Weyl magnetoplasma waves in magnetic Weyl semimetals

TL;DR

This paper introduces a new theoretical framework showing that magnetic Weyl semimetals can host Weyl magnetoplasma waves at zero magnetic field, enabling nonreciprocal energy flow and topologically protected modes in the THz range.

Contribution

The authors develop an effective Hamiltonian for magnetic Weyl semimetals, revealing their ability to support Weyl magnetoplasma physics without external magnetic fields.

Findings

Weyl magnetoplasma waves can exist at zero magnetic field in magnetic Weyl semimetals.

Topologically protected nonreciprocal modes are localized at magnetic domain walls.

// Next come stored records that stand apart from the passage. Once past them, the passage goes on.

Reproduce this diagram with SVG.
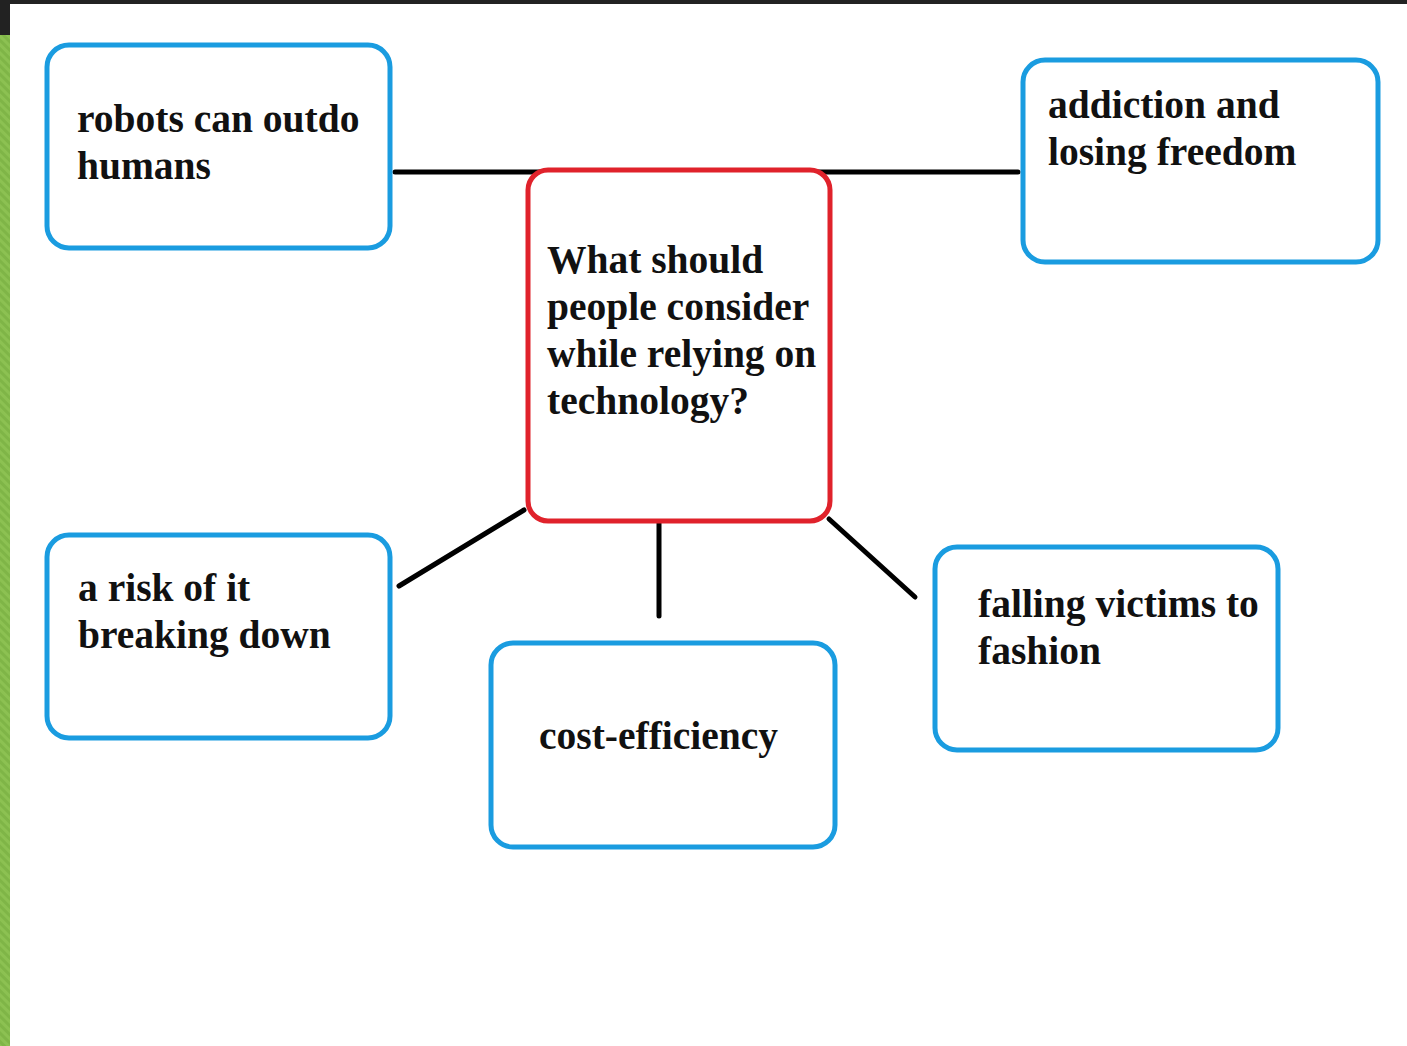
<svg xmlns="http://www.w3.org/2000/svg" width="1407" height="1046" viewBox="0 0 1407 1046">
<defs>
<pattern id="stripes" width="6" height="6" patternUnits="userSpaceOnUse" patternTransform="rotate(-45)">
<rect width="6" height="6" fill="#8cc152"/>
<rect width="3" height="6" fill="#7fb547"/>
</pattern>
<style>
.box{fill:#ffffff;stroke:#1a9ce0;stroke-width:5}
.center{fill:#ffffff;stroke:#e0222b;stroke-width:5}
.conn{stroke:#000000;stroke-width:5;stroke-linecap:round;fill:none}
.t{font-family:"Liberation Serif","Times New Roman",serif;font-weight:bold;font-size:39.5px;fill:#111111}
</style>
</defs>
<rect x="0" y="0" width="1407" height="1046" fill="#ffffff"/>
<rect x="0" y="0" width="1407" height="4" fill="#222222"/>
<rect x="0" y="0" width="10" height="35" fill="#222222"/>
<rect x="0" y="35" width="10" height="1011" fill="url(#stripes)"/>
<g id="connectors">
<line class="conn" x1="395" y1="172" x2="542" y2="172"/>
<line class="conn" x1="817" y1="172" x2="1018" y2="172"/>
<line class="conn" x1="524" y1="510" x2="399" y2="586"/>
<line class="conn" x1="659" y1="523" x2="659" y2="616"/>
<line class="conn" x1="829" y1="519" x2="915" y2="597"/>
</g>
<g id="center">
<rect class="center" x="528" y="170" width="302" height="351" rx="20"/>
<text class="t" x="547" y="273">What should</text>
<text class="t" x="547" y="320">people consider</text>
<text class="t" x="547" y="367">while relying on</text>
<text class="t" x="547" y="414">technology?</text>
</g>
<g id="robots">
<rect class="box" x="47" y="45" width="343" height="203" rx="22"/>
<text class="t" x="77" y="132">robots can outdo</text>
<text class="t" x="77" y="179">humans</text>
</g>
<g id="addiction">
<rect class="box" x="1023" y="60" width="355" height="202" rx="22"/>
<text class="t" x="1048" y="118">addiction and</text>
<text class="t" x="1048" y="165">losing freedom</text>
</g>
<g id="risk">
<rect class="box" x="47" y="535" width="343" height="203" rx="22"/>
<text class="t" x="78" y="601">a risk of it</text>
<text class="t" x="78" y="648">breaking down</text>
</g>
<g id="cost">
<rect class="box" x="491" y="643" width="344" height="204" rx="22"/>
<text class="t" x="539" y="749">cost-efficiency</text>
</g>
<g id="falling">
<rect class="box" x="935" y="547" width="343" height="203" rx="22"/>
<text class="t" x="978" y="617">falling victims to</text>
<text class="t" x="978" y="664">fashion</text>
</g>
</svg>
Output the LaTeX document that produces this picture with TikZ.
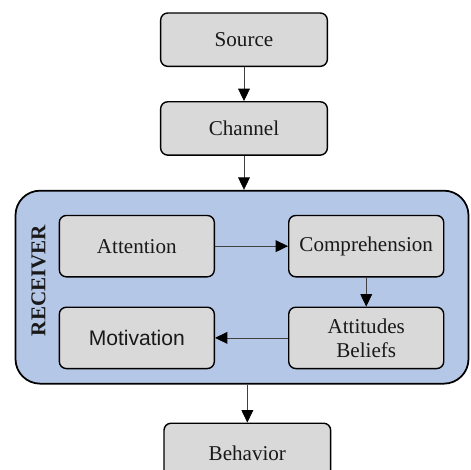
\documentclass[tikz,border=0pt]{standalone}
\usepackage{fontspec}
\setmainfont{Liberation Serif}
\newfontfamily\motivfont{Liberation Sans}
\usetikzlibrary{positioning,arrows.meta}
\definecolor{boxgrey}{HTML}{D9D9D9}
\definecolor{recblue}{HTML}{B4C7E7}

\begin{document}
\begin{tikzpicture}
		[>={Triangle[length=10.5pt,width=10pt,black]},
		every node/.style={font=\fontsize{18}{20.5}\selectfont,text=black!90},
		outer/.style={rectangle,rounded corners=6pt,draw=black,fill=boxgrey,line width=1.2pt,minimum width=5cm,minimum height=1.6cm},
		inner/.style={rectangle,rounded corners=6pt,draw=black,fill=boxgrey,line width=1.2pt,minimum width=4.65cm,minimum height=1.84cm,align=center},
		receiverbox/.style={rectangle,rounded corners=21pt,draw=black,fill=recblue,line width=1.5pt,minimum width=13.59cm,minimum height=5.79cm},
		link/.style={->,black!75,line width=0.6pt}]
		\clip (0,0) rectangle (14.1,-14.1);
		\node [outer] (source) at (7.32,-1.19) {Source};
		\node [outer] (channel) [below=1.02cm of source] {Channel};
		\node [receiverbox] (receiver) [below=1.02cm of channel, xshift=-0.06cm] {};
		\node [font=\fontsize{18}{20}\selectfont\bfseries] (rlabel) [rotate=90] at ([xshift=0.72cm,yshift=0.2cm]receiver.west) {RECEIVER};

		\node [inner] (attention) [below right=0.75cm and 1.32cm of receiver.north west] {Attention};
		\node [inner] (comprehension) [right=2.19cm of attention] {Comprehension};
		\node [inner] (attitudes) [below=0.87cm of comprehension] {Attitudes\\Beliefs};
		\node [inner] (motivation) [left=2.19cm of attitudes] {\motivfont Motivation};

		\node [outer,minimum height=1.8cm] (behavior) [below=1.14cm of receiver, xshift=0.16cm] {Behavior};

		\draw [link] (source) -- (channel);
		\draw [link] (channel.south) -- (channel.south |- receiver.north);
		\draw [link] (attention) -- (comprehension);
		\draw [link] (comprehension) -- (attitudes);
		\draw [link] (attitudes) -- (motivation);
		\draw [link] (behavior.north |- receiver.south) -- (behavior.north);
	\end{tikzpicture}
\end{document}
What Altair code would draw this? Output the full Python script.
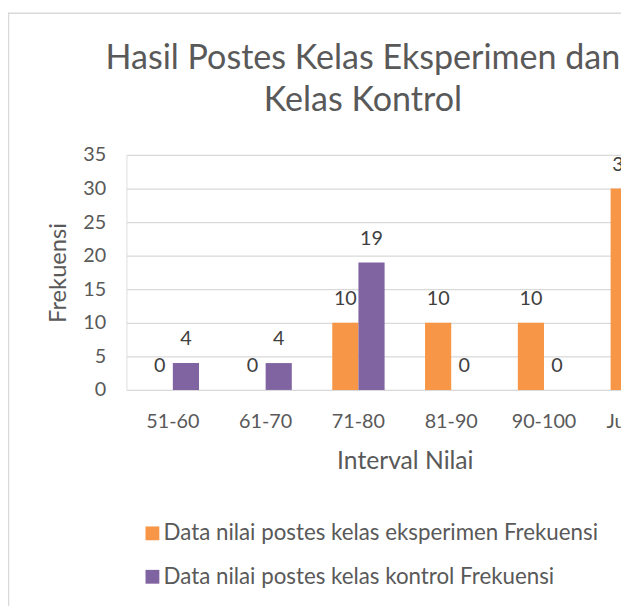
import altair as alt
import pandas as pd

categories = ["51-60", "61-70", "71-80", "81-90", "90-100", "Jumlah"]
eksperimen = [0, 0, 10, 10, 10, 30]
kontrol = [4, 4, 19, 0, 0, 27]
series_names = [
    "Data nilai postes kelas eksperimen Frekuensi",
    "Data nilai postes kelas kontrol Frekuensi",
]
colors = ["#F79646", "#8064A2"]
y_ticks = [0, 5, 10, 15, 20, 25, 30, 35]

rows = []
for c, e, k in zip(categories, eksperimen, kontrol):
    rows.append({"kategori": c, "seri": series_names[0], "nilai": e})
    rows.append({"kategori": c, "seri": series_names[1], "nilai": k})
df = pd.DataFrame(rows)

FONT = "Lato"
GRAY = "#595959"

x_enc = alt.X(
    "kategori:N",
    sort=categories,
    scale=alt.Scale(domain=categories, range=[0, 564], paddingInner=0.436, paddingOuter=0.218),
    axis=alt.Axis(
        title="Interval Nilai",
        labelAngle=0,
        domain=False,
        ticks=False,
        labelFontSize=20,
        labelColor=GRAY,
        labelFont=FONT,
        labelPadding=22,
        titleFontSize=25,
        titleFont=FONT,
        titleColor=GRAY,
        titleFontWeight="normal",
        titleX=282,
        titleY=60,
        titleAlign="center",
        titleBaseline="top",
    ),
)
xo_enc = alt.XOffset(
    "seri:N",
    sort=series_names,
    scale=alt.Scale(domain=series_names, paddingInner=0, paddingOuter=0),
)
y_enc = alt.Y(
    "nilai:Q",
    scale=alt.Scale(domain=[0, 35], nice=False),
    axis=alt.Axis(
        title="Frekuensi",
        values=y_ticks,
        domain=False,
        ticks=False,
        grid=True,
        gridColor="#d9d9d9",
        gridWidth=1.3,
        labelFontSize=20,
        labelColor=GRAY,
        labelFont=FONT,
        labelPadding=21,
        labelOverlap=False,
        titleFontSize=24,
        titleFont=FONT,
        titleColor=GRAY,
        titleFontWeight="normal",
        titleX=-69,
        titleBaseline="middle",
    ),
)

base = alt.Chart(df).encode(x=x_enc, xOffset=xo_enc, y=y_enc)

bars = base.mark_bar(clip=True).encode(
    color=alt.Color(
        "seri:N",
        sort=series_names,
        scale=alt.Scale(domain=series_names, range=colors),
        legend=alt.Legend(
            title=None,
            orient="none",
            legendX=15,
            legendY=372,
            symbolType="square",
            symbolSize=196,
            symbolStrokeWidth=0,
            labelFontSize=22.6,
            labelFont=FONT,
            labelColor=GRAY,
            labelOffset=0,
            labelLimit=600,
            rowPadding=21,
            direction="vertical",
        ),
    ),
)

labels = base.mark_text(
    clip=True,
    fontSize=20,
    font=FONT,
    color="#404040",
    baseline="alphabetic",
    dy=-18,
).encode(
    text=alt.Text("nilai:Q"),
)

frame_df = pd.DataFrame({"k": [0]})
frame_v = alt.Chart(frame_df).mark_rule(color="#d9d9d9", strokeWidth=1.5).encode(
    x=alt.value(-119.5), y=alt.value(-144), y2=alt.value(460)
)
frame_h = alt.Chart(frame_df).mark_rule(color="#d9d9d9", strokeWidth=1.5).encode(
    x=alt.value(-120), x2=alt.value(520), y=alt.value(-143.5)
)

chart = (
    alt.layer(bars, labels, frame_v, frame_h)
    .properties(
        width=501,
        height=238,
        title=alt.TitleParams(
            text=["Hasil Postes Kelas Eksperimen dan", "Kelas Kontrol"],
            fontSize=34.5,
            font=FONT,
            color=GRAY,
            fontWeight="normal",
            lineHeight=43,
            anchor="middle",
            frame="group",
            dx=-11,
            offset=-108,
        ),
        autosize=alt.AutoSizeParams(type="none"),
        padding={"left": 120, "top": 145, "right": 0, "bottom": 215},
    )
    .configure_view(stroke=None)
    .configure(background="white")
)

chart.save("out.html", embed_options={"renderer": "svg", "actions": False})
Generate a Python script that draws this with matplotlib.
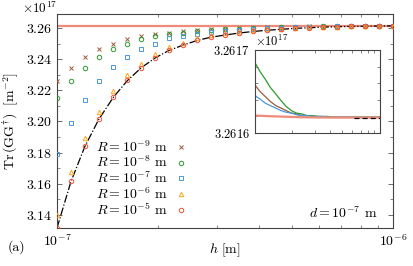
import numpy as np
import matplotlib
matplotlib.use("Agg")
import matplotlib.pyplot as plt
from matplotlib.ticker import ScalarFormatter, MultipleLocator, LogLocator, NullFormatter

plt.rcParams["font.family"] = "serif"
plt.rcParams["font.serif"] = ["cmr10"]
plt.rcParams["mathtext.fontset"] = "cm"
plt.rcParams["axes.formatter.use_mathtext"] = True
plt.rcParams["axes.unicode_minus"] = False

scale = 1e17

# h grid [m]
h = np.array([1.00, 1.10, 1.21, 1.33, 1.47, 1.62, 1.78, 1.96, 2.15, 2.37, 2.61, 2.87, 3.16,
              3.48, 3.83, 4.22, 4.64, 5.11, 5.62, 6.19, 6.81, 7.50, 8.25, 9.09, 10.0]) * 1e-7

# Tr(GG^dagger) in units of 1e17 m^-2
r_9 = [3.2261, 3.2347, 3.2415, 3.2465, 3.2501, 3.2529, 3.2550, 3.2566, 3.2572, 3.2583, 3.2589, 3.2593, 3.2598,
       3.2602, 3.2605, 3.2608, 3.2610, 3.2612, 3.2613, 3.2614, 3.2615, 3.2615, 3.2616, 3.2616, 3.2616]
r_8 = [3.2154, 3.2261, 3.2347, 3.2415, 3.2465, 3.2501, 3.2529, 3.2550, 3.2561, 3.2572, 3.2583, 3.2587, 3.2593,
       3.2598, 3.2602, 3.2605, 3.2608, 3.2610, 3.2612, 3.2613, 3.2614, 3.2615, 3.2615, 3.2616, 3.2616]
r_7 = [3.1788, 3.1990, 3.2141, 3.2261, 3.2353, 3.2418, 3.2469, 3.2501, 3.2536, 3.2551, 3.2566, 3.2579, 3.2586,
       3.2592, 3.2597, 3.2601, 3.2605, 3.2608, 3.2610, 3.2612, 3.2613, 3.2614, 3.2615, 3.2615, 3.2616]
r_6 = [3.1400, 3.1674, 3.1893, 3.2063, 3.2196, 3.2299, 3.2373, 3.2432, 3.2480, 3.2508, 3.2540, 3.2557, 3.2569,
       3.2579, 3.2587, 3.2593, 3.2598, 3.2603, 3.2606, 3.2609, 3.2612, 3.2613, 3.2614, 3.2615, 3.2616]
r_5 = [3.1316, 3.1615, 3.1840, 3.2014, 3.2157, 3.2265, 3.2347, 3.2411, 3.2458, 3.2493, 3.2523, 3.2544, 3.2558,
       3.2571, 3.2581, 3.2588, 3.2594, 3.2600, 3.2604, 3.2608, 3.2611, 3.2613, 3.2614, 3.2615, 3.2616]
plane = [3.1314, 3.1612, 3.1838, 3.2012, 3.2155, 3.2264, 3.2346, 3.2410, 3.2457, 3.2492, 3.2522, 3.2543, 3.2557,
         3.2570, 3.2580, 3.2588, 3.2594, 3.2600, 3.2604, 3.2608, 3.2611, 3.2613, 3.2614, 3.2615, 3.2616]
asym = 3.261619

# inset curves
in_9 = [3.261658, 3.261650, 3.261644, 3.261638, 3.261633, 3.261630, 3.261627, 3.261624, 3.261623, 3.261621,
        3.261621, 3.261620, 3.261620, 3.261619, 3.261619, 3.261619, 3.261619, 3.261619, 3.261619, 3.261619,
        3.261619, 3.261619, 3.261619, 3.261619, 3.261619]
in_8 = [3.261685, 3.261674, 3.261665, 3.261655, 3.261647, 3.261639, 3.261632, 3.261627, 3.261624, 3.261623,
        3.261621, 3.261621, 3.261620, 3.261620, 3.261620, 3.261619, 3.261619, 3.261619, 3.261619, 3.261619,
        3.261619, 3.261619, 3.261619, 3.261619, 3.261619]
in_7 = [3.261645, 3.261641, 3.261636, 3.261633, 3.261630, 3.261627, 3.261625, 3.261624, 3.261622, 3.261621,
        3.261621, 3.261620, 3.261620, 3.261620, 3.261619, 3.261619, 3.261619, 3.261619, 3.261619, 3.261619,
        3.261619, 3.261619, 3.261619, 3.261619, 3.261619]
in_5 = [3.2616210, 3.2616208, 3.2616205, 3.2616202, 3.2616200, 3.2616198, 3.2616196, 3.2616194, 3.2616192,
        3.2616190, 3.2616189, 3.2616188, 3.2616187, 3.2616187, 3.2616186, 3.2616186, 3.2616186, 3.2616186,
        3.2616186, 3.2616186, 3.2616186, 3.2616186, 3.2616186, 3.2616186, 3.2616186]
in_plane = [np.nan] * 19 + [3.2616185, 3.2616185, 3.2616185, 3.2616185, 3.2616185, 3.2616185]

labels = [r"$R=10^{-9}$ m", r"$R=10^{-8}$ m", r"$R=10^{-7}$ m", r"$R=10^{-6}$ m", r"$R=10^{-5}$ m"]
colors = ["#9b5a3c", "#2f9a2f", "#4a98dc", "#ffa41c", "#f0503c"]
markers = ["x", "o", "s", "^", "o"]

fig = plt.figure(figsize=(4.13, 2.66), dpi=100)
ax = fig.add_axes([0.138, 0.143, 0.814, 0.804])

ax.axhline(asym * scale, color="#f08a78", lw=1.6, zorder=1)
ax.plot(h, np.array(plane) * scale, color="black", ls="-.", lw=0.9, zorder=2)
for ys, c, m, lab in zip([r_9, r_8, r_7, r_6, r_5], colors, markers, labels):
    ax.plot(h, np.array(ys) * scale, ls="none", marker=m, ms=3.2, mew=0.7, mfc="none", mec=c,
            label=lab, zorder=3)

ax.set_xscale("log")
ax.set_xlim(1e-7, 1e-6)
ax.set_ylim(3.1314 * scale, 3.2692 * scale)
ax.yaxis.set_major_locator(MultipleLocator(0.02 * scale))
ax.yaxis.set_minor_locator(MultipleLocator(0.01 * scale))
fmt = ScalarFormatter(useMathText=True)
fmt.set_useOffset(False)
fmt.set_powerlimits((0, 0))
ax.yaxis.set_major_formatter(fmt)
ax.yaxis.get_offset_text().set_visible(False)
fig.text(22 / 413, 0.997, r"$\times10^{17}$", ha="left", va="top", fontsize=9.5)
ax.xaxis.set_minor_locator(LogLocator(base=10, subs=np.arange(2, 10)))
ax.xaxis.set_minor_formatter(NullFormatter())
ax.tick_params(which="both", direction="in", top=True, right=True, labelsize=10, color="#555555")
ax.tick_params(which="major", length=3.5, width=0.6)
ax.tick_params(which="minor", length=2, width=0.5)
for s in ax.spines.values():
    s.set_color("#444444")
    s.set_linewidth(0.8)

ax.set_xlabel(r"$h\ [\mathrm{m}]$", fontsize=10)
ax.xaxis.set_label_coords(0.5, -0.065)
ax.set_ylabel(r"$\mathrm{Tr}\,(\mathrm{GG}^{\dagger})\ \ [\mathrm{m}^{-2}]$", fontsize=10, labelpad=4)

ax.legend(loc="center left", bbox_to_anchor=(0.117, 0.231), frameon=False, markerfirst=False,
          fontsize=10, handlelength=0.8, handletextpad=0.5, labelspacing=0.0, borderpad=0, borderaxespad=0)
ax.text(0.955, 0.07, r"$d=10^{-7}$ m", transform=ax.transAxes, ha="right", va="center", fontsize=10)
fig.text(0.039, 0.071, "(a)", ha="center", va="center", fontsize=10)

# inset
axi = fig.add_axes([0.617, 0.5, 0.303, 0.312])
for ys, c in zip([in_9, in_8, in_7], colors[:3]):
    axi.plot(h, np.array(ys) * scale, color=c, lw=0.9)
axi.plot(h, np.array(in_5) * scale, color="#f08a78", lw=1.6)
axi.plot(h, np.array(in_plane) * scale, color="black", ls=(0, (4, 2.5)), lw=0.9)
axi.set_xscale("log")
axi.set_xlim(1e-7, 1e-6)
axi.set_ylim(3.2616 * scale, 3.2617 * scale)
axi.yaxis.set_major_locator(MultipleLocator(0.0001 * scale))
axi.yaxis.set_minor_locator(MultipleLocator(0.00002 * scale))
fmti = ScalarFormatter(useMathText=True)
fmti.set_useOffset(False)
fmti.set_powerlimits((0, 0))
axi.yaxis.set_major_formatter(fmti)
axi.yaxis.get_offset_text().set_fontsize(9)
axi.xaxis.set_minor_locator(LogLocator(base=10, subs=np.arange(2, 10)))
axi.xaxis.set_minor_formatter(NullFormatter())
axi.tick_params(which="both", direction="in", top=True, right=True, labelsize=9, color="#555555")
axi.tick_params(axis="x", which="both", labelbottom=False)
axi.tick_params(which="major", length=3, width=0.6)
axi.tick_params(which="minor", length=2, width=0.5)
for s in axi.spines.values():
    s.set_color("#444444")
    s.set_linewidth(0.8)

fig.savefig("out.png", dpi=100)
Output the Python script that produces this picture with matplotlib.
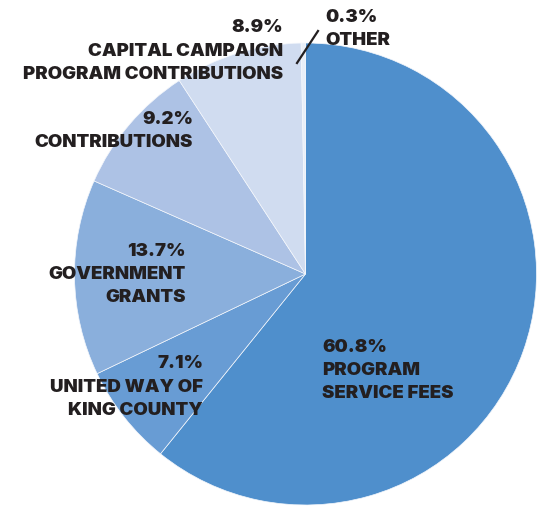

These effects are observable in the broad THz frequency window.

Abstract

Weyl degeneracies in spectra of magnetoplasma waves enable nonreciprocal energy flow and topologically protected modes, yet conventional materials require impractical magnetic fields to operate. Developing an effective Hamiltonian framework for magnetic Weyl semimetals, we show that these systems overcome the limit, hosting Weyl magnetoplasma physics at zero field due to their giant intrinsic anomalous Hall response. The resulting topology supports nonreciprocal modes localized at magnetic domain walls, including a pair of topological "Fermi-arc-like modes and additional bound states. These effects are fully developed across a broad THz window, and we propose feasible experimental routes for their detection.